1. Repeated Character
2. Recently Used Symbol
3. Recently Used Symbol Page

When text is all ASCII, the only compression that is realized is Repeated Character. This includes space characters. When an end of paragraph is seen, the character that is assumed to be seen last is the space character for the upcoming line. Character indents are done with repeated spaces. Any amount of repeated characters on a line is encoded in a 2-byte sequence. 3 or more non-space characters in a row are also compressed using the same method.

ϕTSE remembers the last 32 non-ASCII symbols that were seen last in the character sequence. They are replaced with 1-byte encodings in the byte stream. Also, ϕTSE remembers the last 32 "pages" of symbols that were seen in the byte stream requiring 3 or 4 byte encodings. A "page" is 128 characters. When seen again within that window, the symbol is encoded with a 2-byte encoding. Both compression algorithms maintain a least recently used sequence. When a new element is encountered, it replaces the least recently used one.

When compression is enabled, typical files can be 20% to 40% smaller than their non-compressed counterparts or more. Without compression and for files that contain only ASCII, ϕTSE generates roughly the same file sizes as UTF-8.

Programmers have suffered from a number of problems with the ASCII codes that control where text is positioned within a text document. Tab codes are not used. Instead, indents are implemented using space characters. When compression is enabled, indents can make ϕText files considerably smaller than their UTF-8 counterparts.

Control Codes

Originally, control codes were defined to be used with teletype machines that are mostly obsolete. For this reason, ϕText adjusts the definitions of several of the original ASCII control codes for its own purposes.

New Line and Carriage Return

Early fan-fold teletypes were used as computer interfaces. One code caused the line to advance while another one was needed to actually return the print head to the beginning column. Presumably it was done this way so that software could print the text on first pass and then mark up the text with underscores, accents and such on another pass. This meant that you had to send both codes for every new line. That is why every line is terminated with both a line feed and carriage return even to this day in many source code files. The need for the Carriage Return code has been eliminated in Unix source code documents so that the Line Feed also implies a Carriage Return. This interpretation was carried over into ϕText except that it is now called the Left Justified End of Paragraph Code.

Stateful vs Stateless Encoding and Parsing

One of the strong points of using UTF-8 over ϕTSE (especially when compression is turned on) is that its encoding is stateless. Parsing UTF-8 source code is relatively simple by comparison. A roll-back to somewhere earlier in the source code file merely requires setting the file pointer back to that location. By contrast, a stateful encoding requires that you record the entire state of the encoder/decoder so that it can be restored to what it was earlier. The more state information that the decoder has collected at any one point, the more that has to be recorded in order that it can be restored if need be anywhere in the parsing sequence.

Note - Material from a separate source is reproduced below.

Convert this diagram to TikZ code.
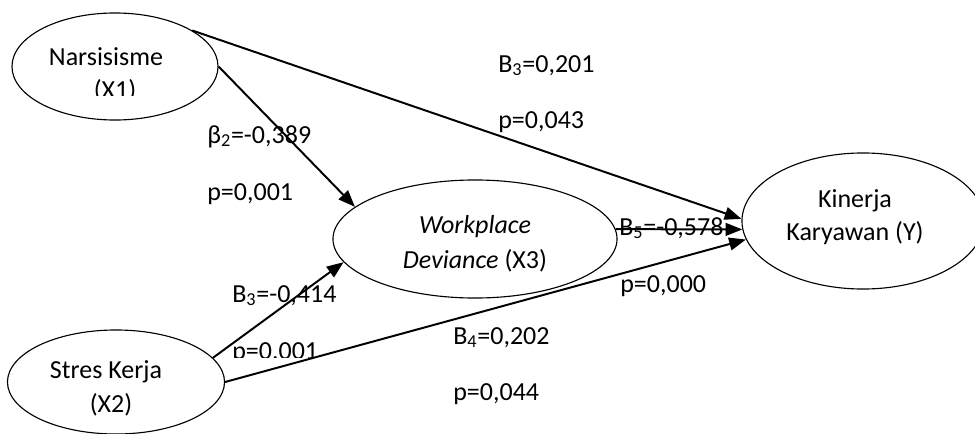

The ϕTSE decoder maintains 320 bytes of state information that has to be recorded. A small amount of this keeps track of the last 32-bit flat character that was decoded. The great majority of this information records the states used for compression.

There are great benefits to having source code files that have the look and feel of word processor documents. Much of the information in such documents can only be efficiently recorded using stateful encoding. When text attributes such as underscore, bold and italic are used, almost invariably they are applied to consecutive sequences of characters. These can't efficiently be stored using stateless encoding. The same applies to the other text properties such as Size, Color and Style. These are almost always applied to consecutive sequences of characters. Recording these statelessly would cause their byte streams to explode in size. Also, compression algorithms are inherently stateful because they make use of most recently seen characters in the data stream. Indeed, this information accounts for most of the state information used in the encodings.

There are really only two benefits to having stateless encoding. One is to limit the amount of data that is corrupted when an error appears in a byte stream. The other is to limit the amount of state information that has to be recorded at each point in a character sequence where a parser may want to roll back to an early part of a byte stream. Historically, the greatest risk of errors comes from transmission of data along wires that are subjected to noisy environments and read errors in mass storage devices. Main memory errors are a much more serious problem whether stateless encodings are used or not. But modern systems have so many layers of invisible error recovery that we generally don't have to worry about it much.

ϕTSE uses stateless encoding for the symbols that explicitly appear in byte streams so that part of the encoding is just as immune to errors as is UTF-8. It is the text properties and compression codes that are more likely to be altered beyond the actual data that was corrupted. But those don't even exist in UTF-8 so the two are not comparable in that way. Say you were to lose all text properties in a worst case scenario. That is arguably no worse than having none in the first place which is what you have in UTF-8. As for the compression of ϕTSE that does not exist in UTF-8, any loss of information is limited to the current paragraph because ϕTSE clears its buffers and starts over at the end of every paragraph. This reduces its compression effectiveness. But limiting loss to the current paragraph will minimize data loss when disaster strikes. Most compression algorithms will just throw up their hands when the level of corruption exceeds a thresh-hold. But ϕTSE can give you a considerable amount of uncorrupted text to work with when some of the text is lost. It should be clear that there are over-whelming benefits for using ϕTSE over UTF-8 for storing source code in files.